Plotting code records
☆ ☆ ☆ ☆ ☆

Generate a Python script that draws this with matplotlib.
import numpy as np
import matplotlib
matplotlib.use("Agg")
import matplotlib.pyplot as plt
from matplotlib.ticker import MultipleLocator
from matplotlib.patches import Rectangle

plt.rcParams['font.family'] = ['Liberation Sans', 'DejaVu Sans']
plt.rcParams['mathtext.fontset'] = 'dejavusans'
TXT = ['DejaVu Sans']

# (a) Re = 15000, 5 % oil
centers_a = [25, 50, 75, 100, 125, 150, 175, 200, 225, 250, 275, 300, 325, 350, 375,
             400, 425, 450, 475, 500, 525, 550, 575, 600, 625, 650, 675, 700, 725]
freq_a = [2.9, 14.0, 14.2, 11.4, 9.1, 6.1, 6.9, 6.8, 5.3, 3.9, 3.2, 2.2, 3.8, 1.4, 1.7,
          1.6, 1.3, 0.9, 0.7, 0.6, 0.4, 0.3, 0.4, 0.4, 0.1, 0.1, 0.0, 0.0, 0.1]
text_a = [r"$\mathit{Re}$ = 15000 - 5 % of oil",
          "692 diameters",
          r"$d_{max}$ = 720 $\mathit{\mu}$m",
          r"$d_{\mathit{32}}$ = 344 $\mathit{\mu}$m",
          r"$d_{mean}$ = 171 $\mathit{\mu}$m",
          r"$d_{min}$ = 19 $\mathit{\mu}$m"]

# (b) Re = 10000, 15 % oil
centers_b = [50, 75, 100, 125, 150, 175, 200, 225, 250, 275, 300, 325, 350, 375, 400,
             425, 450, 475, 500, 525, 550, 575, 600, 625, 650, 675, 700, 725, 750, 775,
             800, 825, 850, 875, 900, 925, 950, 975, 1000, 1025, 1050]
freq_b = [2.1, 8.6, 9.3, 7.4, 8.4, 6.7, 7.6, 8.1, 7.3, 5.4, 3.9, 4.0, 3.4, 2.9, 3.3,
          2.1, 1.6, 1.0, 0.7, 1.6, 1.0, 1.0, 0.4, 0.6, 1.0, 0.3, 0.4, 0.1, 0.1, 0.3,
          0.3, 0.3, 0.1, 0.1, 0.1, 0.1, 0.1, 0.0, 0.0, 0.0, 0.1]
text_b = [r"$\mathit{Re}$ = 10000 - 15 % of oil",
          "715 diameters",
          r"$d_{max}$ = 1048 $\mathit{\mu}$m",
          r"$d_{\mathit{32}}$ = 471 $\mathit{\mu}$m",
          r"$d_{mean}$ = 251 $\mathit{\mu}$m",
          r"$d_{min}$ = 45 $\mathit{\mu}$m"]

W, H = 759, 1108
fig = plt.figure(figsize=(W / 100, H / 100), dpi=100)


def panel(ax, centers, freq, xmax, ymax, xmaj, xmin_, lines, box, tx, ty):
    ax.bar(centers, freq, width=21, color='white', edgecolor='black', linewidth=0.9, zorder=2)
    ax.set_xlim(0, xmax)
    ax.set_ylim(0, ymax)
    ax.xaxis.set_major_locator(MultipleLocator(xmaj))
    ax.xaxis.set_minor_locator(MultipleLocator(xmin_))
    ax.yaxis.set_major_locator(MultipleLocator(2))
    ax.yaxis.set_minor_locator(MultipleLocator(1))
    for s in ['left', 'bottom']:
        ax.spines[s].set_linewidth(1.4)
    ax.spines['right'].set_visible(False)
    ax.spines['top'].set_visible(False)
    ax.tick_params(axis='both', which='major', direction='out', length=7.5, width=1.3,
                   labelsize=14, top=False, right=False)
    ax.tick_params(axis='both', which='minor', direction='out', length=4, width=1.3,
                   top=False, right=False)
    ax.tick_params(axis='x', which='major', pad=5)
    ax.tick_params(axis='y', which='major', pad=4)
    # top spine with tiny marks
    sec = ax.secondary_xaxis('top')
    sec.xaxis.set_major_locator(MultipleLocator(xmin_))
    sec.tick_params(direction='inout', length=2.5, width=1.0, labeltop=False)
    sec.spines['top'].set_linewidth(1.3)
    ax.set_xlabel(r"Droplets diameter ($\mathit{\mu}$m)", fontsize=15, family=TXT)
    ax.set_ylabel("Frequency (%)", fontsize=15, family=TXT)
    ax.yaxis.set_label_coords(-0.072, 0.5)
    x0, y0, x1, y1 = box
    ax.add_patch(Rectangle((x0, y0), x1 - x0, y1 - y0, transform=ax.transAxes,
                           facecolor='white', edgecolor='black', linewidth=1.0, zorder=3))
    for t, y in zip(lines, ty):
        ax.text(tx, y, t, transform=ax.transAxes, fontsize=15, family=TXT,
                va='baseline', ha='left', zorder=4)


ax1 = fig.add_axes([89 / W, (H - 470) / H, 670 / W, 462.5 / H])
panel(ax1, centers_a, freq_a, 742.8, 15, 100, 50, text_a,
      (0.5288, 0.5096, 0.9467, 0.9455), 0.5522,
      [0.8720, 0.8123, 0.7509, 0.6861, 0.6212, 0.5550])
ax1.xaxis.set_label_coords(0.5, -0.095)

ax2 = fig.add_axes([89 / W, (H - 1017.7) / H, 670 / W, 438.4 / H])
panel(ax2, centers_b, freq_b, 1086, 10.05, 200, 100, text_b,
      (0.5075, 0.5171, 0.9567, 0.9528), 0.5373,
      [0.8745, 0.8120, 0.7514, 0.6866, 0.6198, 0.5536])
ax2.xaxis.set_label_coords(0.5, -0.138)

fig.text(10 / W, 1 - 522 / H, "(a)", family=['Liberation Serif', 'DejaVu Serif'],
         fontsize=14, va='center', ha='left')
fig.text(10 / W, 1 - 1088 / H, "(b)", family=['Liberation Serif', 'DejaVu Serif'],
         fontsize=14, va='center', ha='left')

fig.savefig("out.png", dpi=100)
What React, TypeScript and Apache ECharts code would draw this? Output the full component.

☆ ☆ ☆ ☆ ☆

WORK INSTRUCTIONS
The lines from the start of the entries above through the line containing "from matplotlib.patches import Rectangle" are the ones to return, please; copy them exactly and include both ends.

REPLY TO THE TASK
Generate a Python script that draws this with matplotlib.
import numpy as np
import matplotlib
matplotlib.use("Agg")
import matplotlib.pyplot as plt
from matplotlib.ticker import MultipleLocator
from matplotlib.patches import Rectangle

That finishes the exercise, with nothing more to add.